Hoy se fue García Márquez a Macondo. Volvió a saludar a Úrsula, volvió a comprobar que el tiempo se mueve en círculos, volvió a las calles donde dormía en las bancas y andaba en chancletas de hule. Él no nació en México, pero decidió vivir en este país desde los sesenta y nos dejó la leyenda de una calle y una mesa en San Ángel en donde escribió el texto que le iba a hacer ganar el Premio Nobel en 1982, así que puedo hablar de él porque es parte de nuestra mexicanidad.

Hay que dejarlo ir al cielo entre las sábanas blancas que se llevaron a Remedios y entre veladoras encendidas. También entre palabras, aunque ninguna construcción literaria, ningún texto le harán justicia. Sólo quiero decir: él fue nuestro. Desde allá, desde los sesenta cuando empezó a ser leído y muchos de nosotros éramos jóvenes y nos maravillamos con las historias que contaba siempre diferentes y siempre las mismas en sus novelas.

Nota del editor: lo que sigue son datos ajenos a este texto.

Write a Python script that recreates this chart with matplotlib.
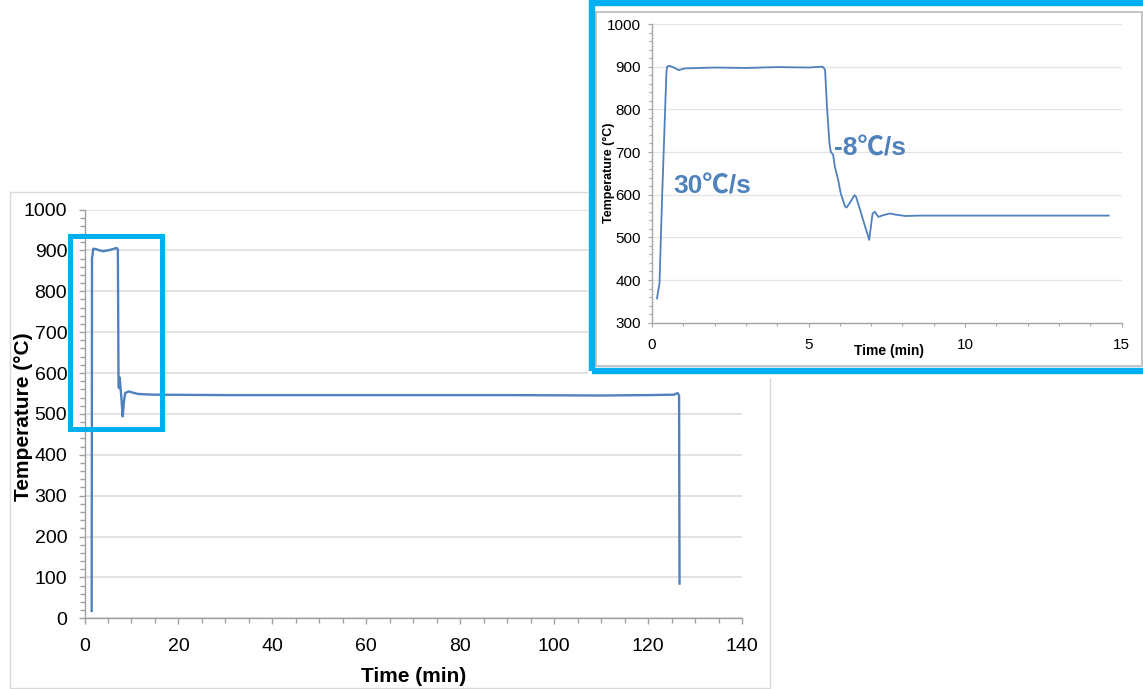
import matplotlib
matplotlib.use("Agg")
import matplotlib.pyplot as plt
from matplotlib.patches import Rectangle
from matplotlib.ticker import MultipleLocator

plt.rcParams['font.family'] = ['Liberation Sans', 'Noto Sans CJK SC', 'DejaVu Sans']

# ---- data: full thermal cycle (main chart) ----
main_time = [1.53, 1.6, 1.87, 2.5, 3.2, 4.0, 5.0, 6.0, 6.85, 7.1, 7.25, 7.35, 7.45,
             7.6, 7.7, 7.85, 8.13, 8.4, 8.67, 9.4, 10.3, 11.3, 12.7, 15, 30, 50, 70,
             90, 110, 120, 125.5, 126.3, 126.6, 126.7]
main_temp = [18, 880, 904, 903, 900, 898, 900, 903, 906, 902, 570, 563, 590,
             575, 560, 540, 494, 530, 551, 555, 552, 549, 548, 547, 546, 546, 546,
             546, 545, 546, 547, 551, 545, 85]

# ---- data: first 15 min (inset) ----
inset_time = [0.16, 0.24, 0.32, 0.46, 0.48, 0.56, 0.7, 0.85, 1.06, 2, 3, 4, 5, 5.43,
              5.48, 5.53, 5.59, 5.67, 5.71, 5.79, 5.84, 5.95, 6.03, 6.17, 6.22, 6.38,
              6.47, 6.52, 6.65, 6.81, 6.94, 7.02, 7.05, 7.12, 7.23, 7.39, 7.6, 7.8,
              8.1, 8.56, 10.7, 12.5, 14.59]
inset_temp = [357, 393, 588, 885, 900, 902, 898, 892, 896, 898, 897, 899, 898, 900,
              898, 892, 806, 720, 701, 693, 666, 634, 603, 572, 570, 588,
              599, 595, 564, 525, 494, 541, 556, 560, 548, 552, 556, 553,
              550, 551, 551, 551, 551]

main_xticks = [0, 20, 40, 60, 80, 100, 120, 140]
main_yticks = [0, 100, 200, 300, 400, 500, 600, 700, 800, 900, 1000]
inset_xticks = [0, 5, 10, 15]
inset_yticks = [300, 400, 500, 600, 700, 800, 900, 1000]
rate_labels = ["30℃/s", "-8℃/s"]

W, H = 1143, 689
LINE = '#4F81BD'
BLUE = '#00B0F0'

fig = plt.figure(figsize=(W / 100, H / 100), dpi=100)


def fx(x):
    return x / W


def fy(y):
    return 1 - y / H


# main chart outer frame
fig.patches.append(Rectangle((fx(9.5), fy(688.3)), fx(770) - fx(9.5), fy(192) - fy(688.3),
                             transform=fig.transFigure, fill=False, ec='#D9D9D9', lw=1,
                             zorder=-1))

# ---- main axes ----
ax = fig.add_axes([fx(84.5), fy(618.3), fx(742) - fx(84.5), fy(209.5) - fy(618.3)])
ax.set_zorder(0)
ax.plot(main_time, main_temp, color=LINE, lw=1.7, zorder=3)
ax.set_xlim(0, 140)
ax.set_ylim(0, 1000)
ax.set_xticks(main_xticks)
ax.set_yticks(main_yticks)
ax.xaxis.set_minor_locator(MultipleLocator(5))
ax.yaxis.set_minor_locator(MultipleLocator(20))
for s in ['top', 'right']:
    ax.spines[s].set_visible(False)
for s in ['left', 'bottom']:
    ax.spines[s].set_color('#A0A0A0')
    ax.spines[s].set_linewidth(1.0)
ax.tick_params(which='major', direction='out', length=4.5, width=1, color='#A0A0A0',
               labelsize=14, labelcolor='black')
ax.tick_params(which='minor', direction='out', length=3.5, width=1, color='#A0A0A0')
ax.tick_params(axis='x', which='major', pad=10)
ax.tick_params(axis='y', which='major', pad=8)
ax.grid(axis='y', which='major', color='#DDDDDD', lw=1.2)
ax.set_axisbelow(True)
ax.add_patch(Rectangle((-3.02, 463.6), 16.6 + 3.02, 934.6 - 463.6, fill=False,
                       ec=BLUE, lw=3.6, clip_on=False, zorder=5))

fig.text(fx(24), fy(417), "Temperature (°C)", rotation=90, ha='center', va='center',
         fontsize=15, fontweight='bold')
fig.text(fx(414), fy(676), "Time (min)", ha='center', va='center', fontsize=15,
         fontweight='bold')

# ---- inset background & frames ----
fig.patches.append(Rectangle((fx(588), fy(378)), 1.2, fy(0) - fy(378) + 0.1,
                             transform=fig.transFigure, fc='white', ec='none', zorder=2))
fig.patches.append(Rectangle((fx(596), fy(366.3)), fx(1141.7) - fx(596), fy(11.7) - fy(366.3),
                             transform=fig.transFigure, fill=False, ec='#BFBFBF', lw=1.3,
                             zorder=2.1))
fig.patches.append(Rectangle((fx(592.3), fy(371.5)), fx(1150) - fx(592.3), fy(3.5) - fy(371.5),
                             transform=fig.transFigure, fill=False, ec=BLUE, lw=4.6,
                             zorder=4))

# ---- inset axes ----
ax2 = fig.add_axes([fx(652), fy(322.7), fx(1121.5) - fx(652), fy(24) - fy(322.7)])
ax2.set_zorder(3)
ax2.patch.set_visible(False)
ax2.plot(inset_time, inset_temp, color=LINE, lw=1.3, zorder=3)
ax2.set_xlim(0, 15)
ax2.set_ylim(300, 1000)
ax2.set_xticks(inset_xticks)
ax2.set_yticks(inset_yticks)
ax2.xaxis.set_minor_locator(MultipleLocator(1))
ax2.yaxis.set_minor_locator(MultipleLocator(20))
for s in ['top', 'right']:
    ax2.spines[s].set_visible(False)
for s in ['left', 'bottom']:
    ax2.spines[s].set_color('#A6A6A6')
    ax2.spines[s].set_linewidth(1.0)
ax2.tick_params(which='both', direction='out', color='#A6A6A6', width=0.8)
ax2.tick_params(which='major', length=3, labelsize=11, labelcolor='black')
ax2.tick_params(which='minor', length=2.5)
ax2.tick_params(axis='x', which='major', pad=8)
ax2.tick_params(axis='y', which='major', pad=5)
ax2.grid(axis='y', which='major', color='#E4E4E4', lw=0.9)
ax2.set_axisbelow(True)

ax2.text(1.92, 620, rate_labels[0], ha='center', va='center', fontsize=19,
         fontweight='bold', color=LINE)
ax2.text(6.96, 709, rate_labels[1], ha='center', va='center', fontsize=19,
         fontweight='bold', color=LINE)

fig.text(fx(609), fy(173), "Temperature (°C)", rotation=90, ha='center', va='center',
         fontsize=9, fontweight='bold', zorder=5)
fig.text(fx(889), fy(351), "Time (min)", ha='center', va='center', fontsize=10,
         fontweight='bold', zorder=5)

fig.savefig("out.png", dpi=100)
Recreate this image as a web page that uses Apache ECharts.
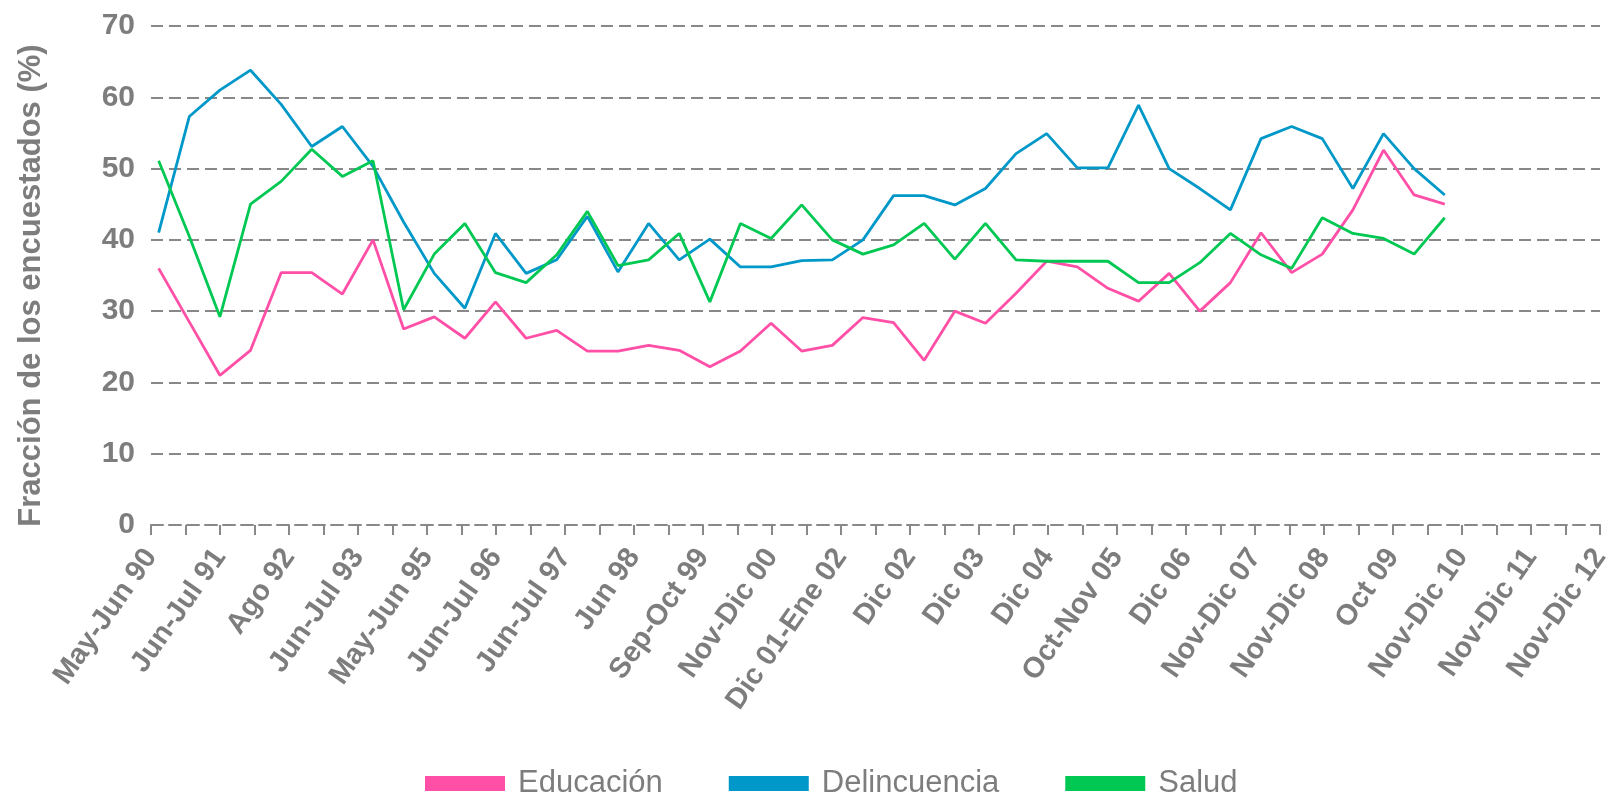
<!DOCTYPE html>
<html>
<head>
<meta charset="utf-8">
<script src="https://cdn.jsdelivr.net/npm/echarts@6/dist/echarts.min.js"></script>
<style>
html,body{margin:0;padding:0;background:#fff;}
#chart{width:1615px;height:795px;}
</style>
</head>
<body>
<div id="chart"></div>
<script>
// Tick labels (every other tick carries a label)
const categories = [
  'May-Jun 90','', 'Jun-Jul 91','', 'Ago 92','', 'Jun-Jul 93','', 'May-Jun 95','',
  'Jun-Jul 96','', 'Jun-Jul 97','', 'Jun 98','', 'Sep-Oct 99','', 'Nov-Dic 00','',
  'Dic 01-Ene 02','', 'Dic 02','', 'Dic 03','', 'Dic 04','', 'Oct-Nov 05','',
  'Dic 06','', 'Nov-Dic 07','', 'Nov-Dic 08','', 'Oct 09','', 'Nov-Dic 10','',
  'Nov-Dic 11','', 'Nov-Dic 12'
];
const yTicks = [0, 10, 20, 30, 40, 50, 60, 70];

const educacion = [36, 28.5, 21, 24.5, 35.4, 35.4, 32.4, 40, 27.5, 29.2,
  26.2, 31.3, 26.2, 27.3, 24.4, 24.4, 25.2, 24.5, 22.2, 24.4,
  28.3, 24.4, 25.2, 29.1, 28.4, 23.1, 30, 28.3, 32.5, 37,
  36.2, 33.2, 31.4, 35.3, 30, 34, 41, 35.4, 38, 44.2,
  52.6, 46.3, 45];
const delincuencia = [41, 57.3, 61, 63.8, 59, 53.1, 55.9, 50.3, 42.5, 35.3,
  30.4, 40.9, 35.3, 37.2, 43.3, 35.5, 42.3, 37.2, 40.1, 36.2,
  36.2, 37.1, 37.2, 40, 46.2, 46.2, 44.9, 47.2, 52.1, 54.9,
  50.1, 50.1, 58.9, 50, 47.2, 44.2, 54.2, 55.9, 54.2, 47.2,
  54.9, 50, 46.3];
const salud = [51.1, 40.5, 29.2, 45, 48.2, 52.7, 48.9, 51.1, 30.2, 38,
  42.3, 35.4, 34, 37.9, 44, 36.4, 37.2, 40.9, 31.3, 42.3,
  40.2, 44.9, 40, 38, 39.3, 42.3, 37.3, 42.3, 37.2, 37,
  37, 37, 34, 34, 36.8, 40.9, 37.9, 36, 43.1, 40.9,
  40.2, 38, 43.1];

const seriesNames = ['Educación', 'Delincuencia', 'Salud'];
const colors = ['#ff4fa6', '#0098c8', '#00c853'];

const FONT = '"Liberation Sans", Arial, Helvetica, sans-serif';
const GRAY = '#7d7d7d';
const gridLine = { color: '#888888', width: 2, type: [12, 6] };

const toPts = arr => arr.map((v, i) => [i, v]);

const chart = echarts.init(document.getElementById('chart'));
chart.setOption({
  animation: false,
  textStyle: { fontFamily: FONT },
  color: colors,
  grid: { left: 151, right: 15, top: 26, bottom: 270, containLabel: false },
  legend: {
    data: seriesNames,
    left: 420,
    top: 763,
    icon: 'rect',
    itemWidth: 80,
    itemHeight: 15,
    itemGap: 66,
    textStyle: { color: GRAY, fontSize: 31, fontFamily: FONT, padding: [0, 0, 0, 8] }
  },
  xAxis: [
    {
      type: 'category',
      data: categories,
      boundaryGap: false,
      axisLine: { show: true, lineStyle: gridLine },
      axisTick: { show: true, interval: 0, length: 10, lineStyle: { color: '#888888', width: 2 } },
      axisLabel: {
        interval: 0, rotate: 55, margin: 27,
        color: GRAY, fontSize: 29, fontWeight: 'bold', fontFamily: FONT
      },
      splitLine: { show: false }
    },
    {
      type: 'value',
      show: false,
      min: -0.25,
      max: 47.07
    }
  ],
  yAxis: {
    type: 'value',
    min: yTicks[0],
    max: yTicks[yTicks.length - 1],
    interval: 10,
    name: 'Fracción de los encuestados (%)',
    nameLocation: 'middle',
    nameGap: 104,
    nameRotate: 90,
    nameTextStyle: { color: GRAY, fontSize: 31, fontWeight: 'bold', fontFamily: FONT, padding: [0, 20, 0, 0] },
    axisLine: { show: false },
    axisTick: { show: false },
    axisLabel: { margin: 16, color: GRAY, fontSize: 30, fontWeight: 'bold', fontFamily: FONT },
    splitLine: { show: true, lineStyle: gridLine }
  },
  series: [
    { name: seriesNames[0], type: 'line', xAxisIndex: 1, data: toPts(educacion), symbol: 'none', clip: false, lineStyle: { width: 2.8 } },
    { name: seriesNames[1], type: 'line', xAxisIndex: 1, data: toPts(delincuencia), symbol: 'none', clip: false, lineStyle: { width: 2.8 } },
    { name: seriesNames[2], type: 'line', xAxisIndex: 1, data: toPts(salud), symbol: 'none', clip: false, lineStyle: { width: 2.8 } }
  ]
});
</script>
</body>
</html>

Sus palabras nos dejaban la espalda llena de la humedad del caribe, y los oídos atarantados con los sonidos que eran español, parecían español, pero no estaban hechos para nuestras orejas mexicanas, a las que les falta la clave. Nosotros oímos preferentemente en tres cuartos. Sin embargo, adoramos el ritmo que García Márquez propuso entre mariposas amarillas y el ángel que se cayó de pronto en una casa.
Muchos hicimos el árbol genealógico de los Buendía. El mío estaba en unas hojas de papel calca rosas que no sé de dónde saqué y que atesoré hasta su desaparición. Hojas de cartas de amor y Aurelianos. Nada como zambullirse en esos mares garciamarquescos y ahogarse y despertarse al otro día entre el cemento y el olor a gasolina, preguntándose cuál de las dos era la realidad verdadera y cómo encajaba una en cualquiera de ellas.
En su Vivir para contarla, él confesó tener mala ortografía. Yo tuve una crisis que me dura hasta la fecha. Porque es absolutamente real su grandeza como creador y yo fijándome en las comas y los acentos. Lo mismo le ha de haber pasado a Lope, le ha de haber importado un comino cometer una falta de ortografía de camino a la inmortalidad.
Quiero con los diez dedos de las manos decirle adiós, del teclado al aire, del aire al oscuro espacio de lo que creemos que es la muerte. Quiero agitar la mano y que él se vaya elevando y nos vaya viendo a todos desde arriba hacernos chiquitos y más chiquitos, mientras él sonríe y se pierde en el misterio y se le ocurre cómo podría escribir eso, cómo podría transformarnos en personajes mágicos que se despiden minúsculos en el momento en que él se hace infinito.